Leveraging synthetic data for improving chamber ensemble separation
Abstract
In this work, we tackle the challenging problem of separating monophonic instrument mixtures found in chamber music from monaural recordings. This task differs from the Music Demixing Challenge where the task is to separate vocals, drums, and bass stems from mastered stereo tracks. In our task, we separate the instruments in a permutation invariant fashion such that our model is capable of separating any two monophonic instruments, including mixtures of the same instrument. This task is particularly difficult due to label ambiguity and high spectral overlap. In this paper, we present a pre-training strategy and data augmentation pipeline using the multi-mic renders from the synthetic chamber ensemble dataset EnsembleSet and evaluate its impact using real-world chamber ensemble recordings from the URMP dataset. Our data augmentation pipeline, using synthetic data, has resulted in up to a remarkable +5.14 dB cross-dataset performance improvement for time-domain separation models when tested on real data.
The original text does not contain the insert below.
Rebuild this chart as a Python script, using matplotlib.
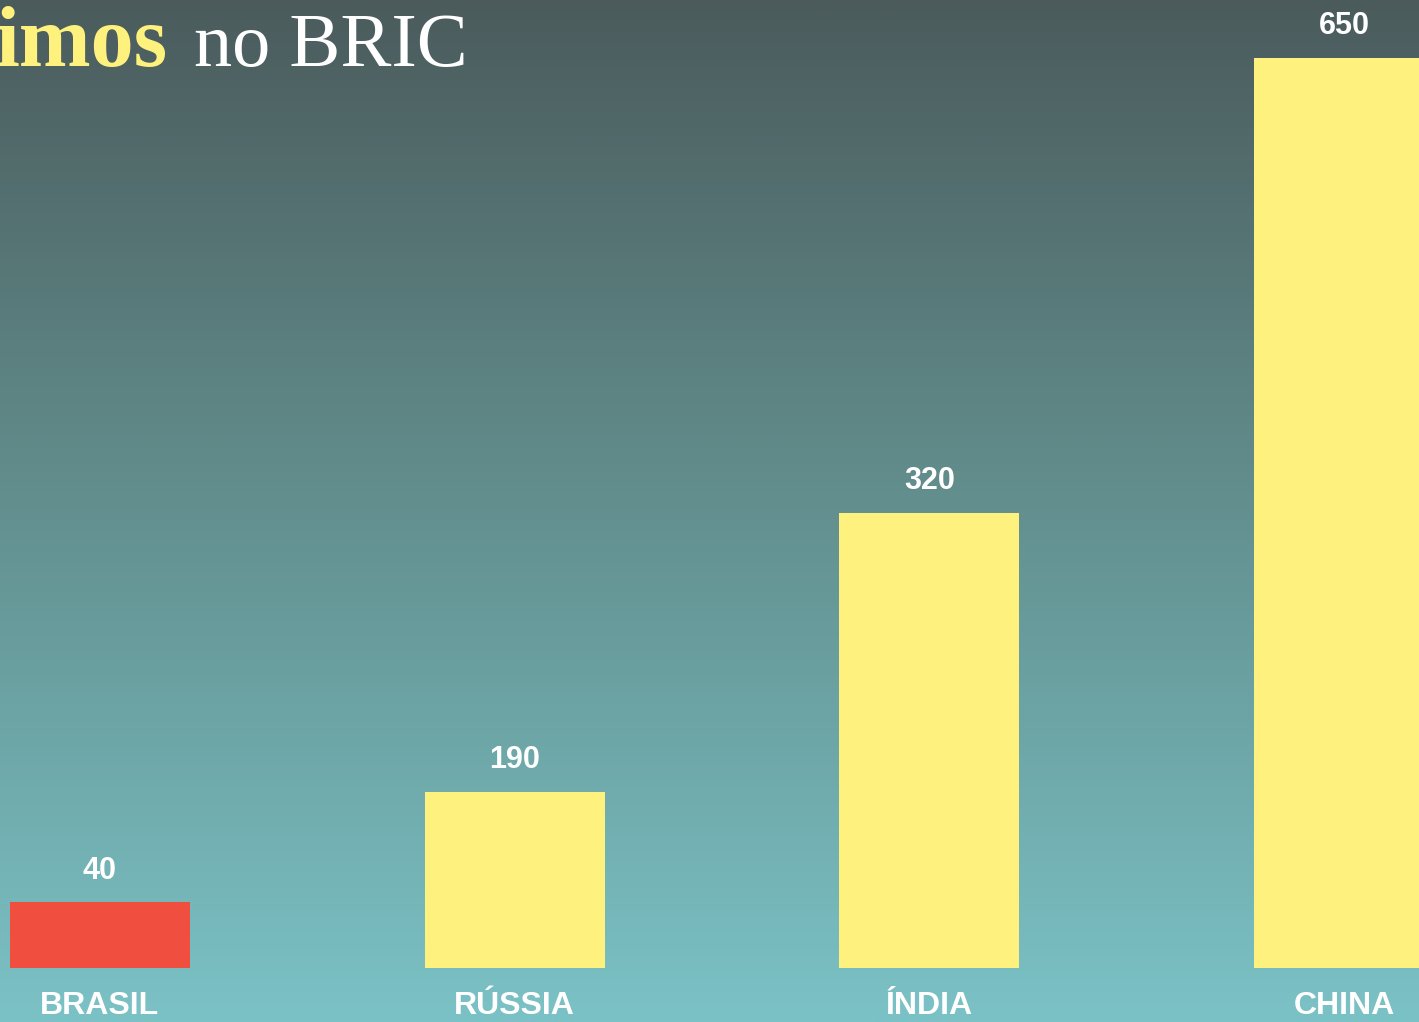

Our fine-tuning strategy in conjunction with our data augmentation pipeline results in up to +10.62 dB performance improvement w.r.t. our baseline for chamber ensemble separation. We report a strong negative correlation between pitch overlap and separation performance with an average of 5 dB performance drop for examples with pitch overlaps. We also show that pre-training our model with string, wind, and brass ensembles helps with separation of vocal harmony mixtures from Bach Chorales and Barbershop Quartet datasets with up to +17.92 dB SI-SDR improvement for 2 source vocal harmony mixtures.